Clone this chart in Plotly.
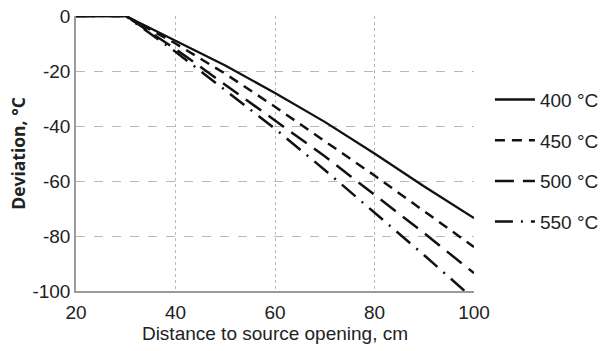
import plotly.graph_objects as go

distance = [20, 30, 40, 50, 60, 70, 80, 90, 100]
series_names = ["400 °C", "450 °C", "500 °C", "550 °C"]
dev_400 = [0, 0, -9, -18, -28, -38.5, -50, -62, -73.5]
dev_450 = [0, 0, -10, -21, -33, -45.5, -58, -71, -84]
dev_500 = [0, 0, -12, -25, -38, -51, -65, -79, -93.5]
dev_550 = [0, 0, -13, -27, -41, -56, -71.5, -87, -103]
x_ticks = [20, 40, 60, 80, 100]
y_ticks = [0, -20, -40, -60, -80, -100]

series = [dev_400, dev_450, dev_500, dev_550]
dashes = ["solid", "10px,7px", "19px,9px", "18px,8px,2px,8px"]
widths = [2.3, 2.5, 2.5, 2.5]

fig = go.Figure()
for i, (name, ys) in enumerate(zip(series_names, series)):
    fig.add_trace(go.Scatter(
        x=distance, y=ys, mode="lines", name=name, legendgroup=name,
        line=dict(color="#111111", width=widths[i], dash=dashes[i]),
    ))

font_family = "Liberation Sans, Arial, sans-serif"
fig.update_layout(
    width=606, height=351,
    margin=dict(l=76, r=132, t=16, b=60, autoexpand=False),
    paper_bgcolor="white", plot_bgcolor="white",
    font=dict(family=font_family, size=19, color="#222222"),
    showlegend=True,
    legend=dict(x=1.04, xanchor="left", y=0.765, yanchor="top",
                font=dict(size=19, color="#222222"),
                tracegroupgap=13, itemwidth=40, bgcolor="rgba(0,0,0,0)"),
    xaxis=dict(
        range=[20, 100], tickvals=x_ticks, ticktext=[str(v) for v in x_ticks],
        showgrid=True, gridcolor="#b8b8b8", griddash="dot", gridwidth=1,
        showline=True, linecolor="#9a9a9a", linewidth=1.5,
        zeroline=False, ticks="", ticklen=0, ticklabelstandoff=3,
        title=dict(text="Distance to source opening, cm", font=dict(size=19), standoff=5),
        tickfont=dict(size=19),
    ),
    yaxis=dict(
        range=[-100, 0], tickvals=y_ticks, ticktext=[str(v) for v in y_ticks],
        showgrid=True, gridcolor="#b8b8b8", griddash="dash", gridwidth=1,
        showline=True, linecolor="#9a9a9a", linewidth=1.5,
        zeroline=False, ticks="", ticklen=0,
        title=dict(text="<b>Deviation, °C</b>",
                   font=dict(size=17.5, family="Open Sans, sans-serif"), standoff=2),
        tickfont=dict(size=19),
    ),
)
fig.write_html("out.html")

┄┄┄┄┄┄┄┄┄┄┄┄┄┄┄┄┄┄┄┄

Task prompt – Reproduce the data above word for word from its first line through the line that holds "widths = [2.3, 2.5, 2.5, 2.5]", both ends included; skip pictures.

Solution to this task –
Clone this chart in Plotly.
import plotly.graph_objects as go

distance = [20, 30, 40, 50, 60, 70, 80, 90, 100]
series_names = ["400 °C", "450 °C", "500 °C", "550 °C"]
dev_400 = [0, 0, -9, -18, -28, -38.5, -50, -62, -73.5]
dev_450 = [0, 0, -10, -21, -33, -45.5, -58, -71, -84]
dev_500 = [0, 0, -12, -25, -38, -51, -65, -79, -93.5]
dev_550 = [0, 0, -13, -27, -41, -56, -71.5, -87, -103]
x_ticks = [20, 40, 60, 80, 100]
y_ticks = [0, -20, -40, -60, -80, -100]

series = [dev_400, dev_450, dev_500, dev_550]
dashes = ["solid", "10px,7px", "19px,9px", "18px,8px,2px,8px"]
widths = [2.3, 2.5, 2.5, 2.5]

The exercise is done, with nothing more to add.